Sunday, September 20, 2009

my dad's been asking me as to why i haven't blogged for a bit, and it is true that i have neglected my blog for quite a bit, so i guess i shall make atonements for it this evening.

there's actually a really bad joke i have with regards to atonement, and it is directly relevant to (if not actually lifted verbatim from) dan brown's new book, but it is really bad and icks me out so i think i'll give it a pass. it really is that bad and i don't think it was meant to be a joke in the first place, but you know how mr. brown is when it comes to writing - it's a whole lot of garbage and improbable circumstances that become believable only after you've had 5 pitchers of ice-cold beer. as it turns out, logic is optional in a dan brown novel.

let me just say that i am glad i paid nothing for the book. just the other day i was at our terribly-understocked fishing village bookstore and saw it sitting on the rack for a rather hefty rm99.90. for perspective, i can get a meal for rm5. dan brown's book was not worth 20 meals then, and now that i have actually read it, i think i should have been paid instead for the time i wasted and the horror i endured scuffling with his almost unreadable prose. if this was the uk i'd have returned the book to border's the next day, but such policies do not exist where i live, so thank god for michelle, who gave me a link to the e-book.

there is a decent twist in there, but half the plotlines were rather predictable; also, i found the Ultimate Evil Plan (as in "I Will Destroy The World Ha Ha Ha") in the book to be somewhat unfulfilling. i like my bad guys to have actual tangible plans. i want them to engineer the imminent destruction of the world in a very concrete sense. buildings must fall and people must run helter-skelter as if they were chased by a pack of wildebeest. i don't care how intelligent or ironic or spirited or spiritual the plan is, i want something incredibly palpable as a potential consequence if i'm reading your sunday kitsch.

otherwise supply me with characters which are at least as thick as a cardboard cut-out and imbue the storyline with a modicum of emotion instead of bucketfuls of ineffective melodrama. (you know what, i don't even know how anyone can fail at creating melodrama.) maybe have your characters be slightly circumspect not only to the obvious fallouts of their actions, but the nuances that lie behind an incident as grievous as abandoning a child.

and don't even get me started on what the fuck a camera is doing undetected in a blonde wig.

--

i bought khaled hosseini's a thousand splendid suns the other day, and that was quite alright. i can't say it's amazing, because at some points the fishing lines between mr. hosseini's pen and my heartstrings and the vigour with which he was tugging at them were about as subtle as being slapped in the face by a trout or being dunked into a pool of sludge.

i don't know, man, but if one of your main characters loses her education, and then her best friends, and then her parents, and then her dignity by getting married off to a sadistic radical, i don't think you should have the other protagonist suffer almost exactly the same fate.

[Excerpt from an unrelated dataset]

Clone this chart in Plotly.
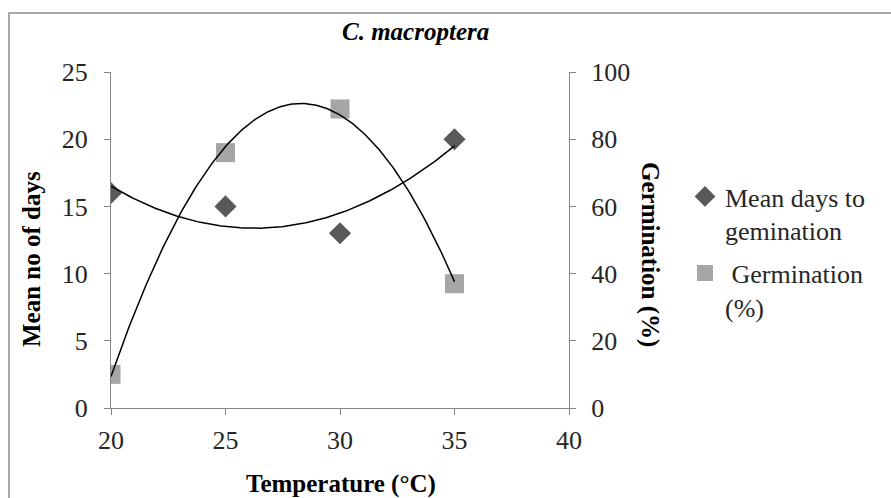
import numpy as np
import plotly.graph_objects as go

# ---- data ----
temperature = [20, 25, 30, 35]
mean_days = [16, 15, 13, 20]
germination = [10, 76, 89, 37]

x_ticks = [20, 25, 30, 35, 40]
y_ticks = [0, 5, 10, 15, 20, 25]
y2_ticks = [0, 20, 40, 60, 80, 100]

# ---- geometry helpers (pixel -> paper) ----
W, H = 891, 498
L, R, T, B = 111, 569, 72, 408


def px(x):
    return (x - L) / (R - L)


def py(y):
    return (B - y) / (B - T)


FONT = "Liberation Serif"
TXT = "#262626"
AX = "#868686"

# polynomial (order 2) trendlines, as in the spreadsheet chart
xs = np.linspace(min(temperature), max(temperature), 200)
fit_days = np.polyval(np.polyfit(temperature, mean_days, 2), xs)
fit_germ = np.polyval(np.polyfit(temperature, germination, 2), xs)

fig = go.Figure()
fig.add_trace(go.Scatter(
    x=temperature, y=mean_days, mode="markers",
    name="Mean days to<br>gemination", legendgroup="a",
    marker=dict(symbol="diamond", size=17, color="#595959"),
))
fig.add_trace(go.Scatter(
    x=temperature, y=germination, mode="markers", yaxis="y2",
    name="\u00a0Germination<br>(%)", legendgroup="b",
    marker=dict(symbol="square", size=19, color="#a6a6a6"),
))
fig.add_trace(go.Scatter(
    x=xs, y=fit_days, mode="lines", showlegend=False, legendgroup="a",
    line=dict(color="black", width=1.5), hoverinfo="skip",
))
fig.add_trace(go.Scatter(
    x=xs, y=fit_germ, mode="lines", yaxis="y2", showlegend=False, legendgroup="b",
    line=dict(color="black", width=1.5), hoverinfo="skip",
))

axis_common = dict(
    showgrid=False, zeroline=False, showline=True, linecolor=AX, linewidth=1,
    ticks="outside", ticklen=6, tickcolor=AX, tickwidth=1,
    tickfont=dict(family=FONT, size=26, color=TXT),
)

fig.update_layout(
    width=W, height=H,
    margin=dict(l=L, r=W - R, t=T, b=H - B),
    paper_bgcolor="white", plot_bgcolor="white",
    showlegend=True,
    font=dict(family=FONT),
    xaxis=dict(range=[20, 40], tickvals=x_ticks, ticklabelstandoff=3, **axis_common),
    yaxis=dict(range=[0, 25], tickvals=y_ticks, ticklabelstandoff=11, **axis_common),
    yaxis2=dict(range=[0, 100], tickvals=y2_ticks, overlaying="y", side="right",
                ticklabelstandoff=10, **axis_common),
    legend=dict(
        x=px(685), y=py(173), xanchor="left", yanchor="top",
        font=dict(family=FONT, size=26, color=TXT),
        valign="top", itemwidth=30, bgcolor="rgba(0,0,0,0)",
        tracegroupgap=6,
    ),
    shapes=[dict(
        type="rect", xref="paper", yref="paper",
        x0=px(9), x1=px(900), y0=py(510), y1=py(13),
        line=dict(color="#8c8c8c", width=1.5), layer="below",
    )],
    annotations=[
        dict(text="<b><i>C. macroptera</i></b>", xref="paper", yref="paper",
             x=px(415), y=py(32), showarrow=False, xanchor="center", yanchor="middle",
             font=dict(family=FONT, size=25, color="black")),
        dict(text="<b>Temperature (°C)</b>", xref="paper", yref="paper",
             x=px(341), y=py(484), showarrow=False, xanchor="center", yanchor="middle",
             font=dict(family=FONT, size=25, color="black")),
        dict(text="<b>Mean no of days</b>", xref="paper", yref="paper",
             x=px(31), y=py(259), showarrow=False, xanchor="center", yanchor="middle",
             textangle=-90, font=dict(family=FONT, size=25, color="black")),
        dict(text="<b>Germination (%)</b>", xref="paper", yref="paper",
             x=px(650), y=py(254), showarrow=False, xanchor="center", yanchor="middle",
             textangle=90, font=dict(family=FONT, size=25, color="black")),
    ],
)

fig.write_html("out.html")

not that it was a bad book, really - i found it stronger than the kite runner, quite possibly because the protagonist in that one was a bit of an impenitent asshole. but then again here i am running my mouth off, especially since i delight in pointing out that i like my characters when they have that duality to their personalities, that they're good and bad, and that they're sometimes assholes and they're sometimes saints because i find that that makes them human.

so maybe it's to do with how you take your books. i take, perhaps unfairly and unnecessarily, hosseini's works as extended fairytales, replete with exotic localities and moustache-twirling forces of evil and on that basis decide that i prefer his second novel to his first.

all which i find arbitrary, really, although to be fair hosseini's a far better writer than You-Know-Who.

--

oh my god, i am doing booktalk again. i know people hate it when i do booktalk but i can't help myself. i love books and i love films and while i realise that people are slightly more receptive to the latter when i drone about them, i cannot neglect that i grew up on the classic tales of enid blyton and the novelisations of disney movies (um... what?).

there was originally a joke here regarding the people i know and the books they read during the formative years of their lives but i shall refrain from any of them, apart from pointing out that one of them had to do with you, rashid karim.

--

everyone i know knows that i love meiyin, bless her kind soul, but i do think she has some kind of a confidence in me and i really appreciate that.

actually, many people do. they tell me things like "you'll be fine" and "if you can't do it, no one can," and it all sounds so supportive and positive and nothing like what some other people have told me. some people say things like "you can't choose" or "you can't be picky" or "just take whatever comes your way right now" and while i get that they are technically right, they are also somewhat negative.

it's a bit like saying "don't expect such good grades for your examinations" or "maybe you should be prepared for expulsion" in response to i hope i score well this time round.

sometimes it really is good to give someone (false?) hope.

Monday, September 14, 2009

if i could do anything in the world, at this point i'd probably open a boutique hotel in barcelona and spend the rest of my life running it.

i think rashid's mom calls this escapism.